Assignment by James P. Hosty
Author:James P. Hosty
Language: eng
Format: epub
Publisher: Arcade Publishing
Published: 2011-11-20T05:00:00+00:00
11
Wednesday, May 6, 1964
TIME: 2:00 P.M.
“It will just be a moment.”
“Thank you,” I replied to J. Edgar Hoover’s aide, Sam Noisette. I was sitting in a chair in the reception room of Hoover’s office. Noisette was a black FBI agent, a rarity in 1963. For all practical purposes, Hoover had made Noisette an agent to do nothing more than act as his personal assistant and chauffeur.
I had requested a private meeting with Hoover. While it is every agent’s prerogative to make these requests, Hoover didn’t always oblige. The day before I testified for the Warren Commission, I had asked Belmont for a meeting with Hoover. Belmont said that he would wait and see how I testified before he put in my request. This morning, after I briefed Belmont on my Warren Commission testimony — although I could tell he knew just about everything I’d said — I asked again if I could meet with Hoover. Apparently satisfied with my performance, Belmont agreed to put in my request. Later that morning, his secretary informed me I would be able to meet with Hoover after lunch, at 2:00 P.M. This was another encouraging sign: one of the most significant prerequisites for meeting with Hoover was to have earned his favorable regard. The meeting itself indicated that my handling of the Oswald case had met with Hoover’s approval.
A few minutes after two o’clock, Noisette ushered me into Hoover’s office. As I walked in — the first time I had ever been there — my eyes immediately rested on a massive executive desk, elaborately ornamented and highly polished, resting on an elevated platform in the center of the room. Then I saw the Old Man himself. At a smaller desk, off to one side, against one of the walls, Hoover had his head buried in foot-high stacks of paperwork. Next to this desk was a single chair, which he waved for me to take when he looked up and saw me. I sunk into the low chair, descending significantly lower than Hoover. I am sure this was the desired effect.
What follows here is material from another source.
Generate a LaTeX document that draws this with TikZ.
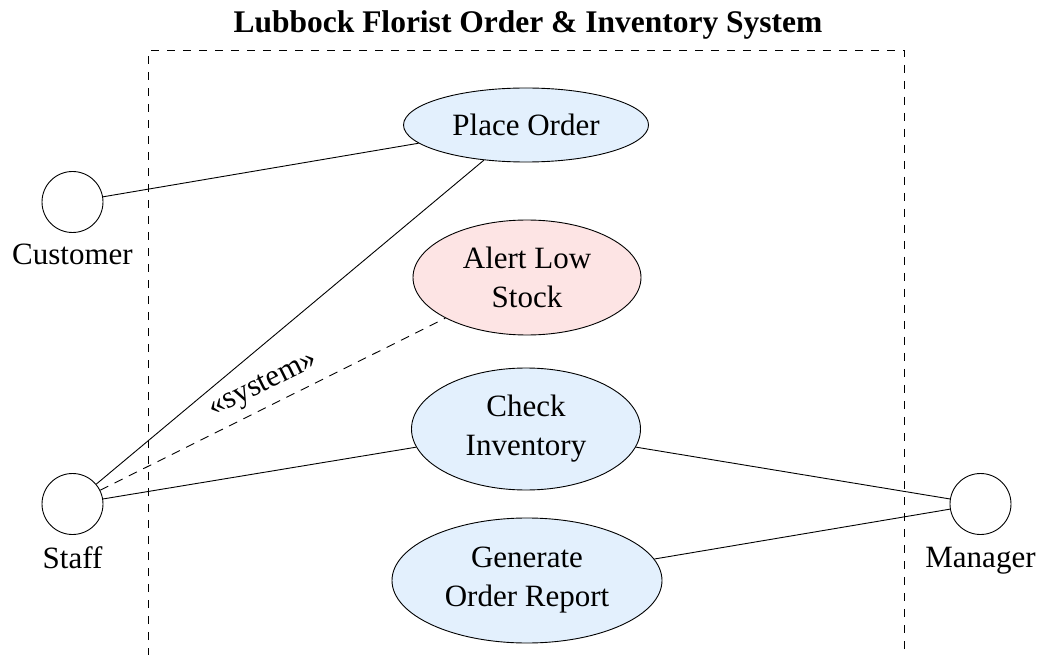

I didn’t need this trick to be made aware that I was sitting in front of a legendary man, the man who had built the FBI from scratch and still controlled it from the bottom up. In 1917, after graduating from law school, Hoover went to work as a departmental attorney in the U.S. Justice Department. In 1921 he was appointed assistant director of the FBI, an obscure federal agency with little jurisdiction. When the Teapot Dome scandal broke, the FBI director and U.S. attorney general at the time were both implicated and forced from office. Har-lan Fisk Stone was appointed the new attorney general, and he in turn appointed Hoover as the director of the FBI in 1924 — incidentally the year I was born. Hoover took this corrupt agency and turned it around, totally rebuilding and professionalizing it.
It had been the middle of the Prohibition and gangster era. Gangsters bribed and corrupted all the law enforcement agencies with relevant jurisdiction.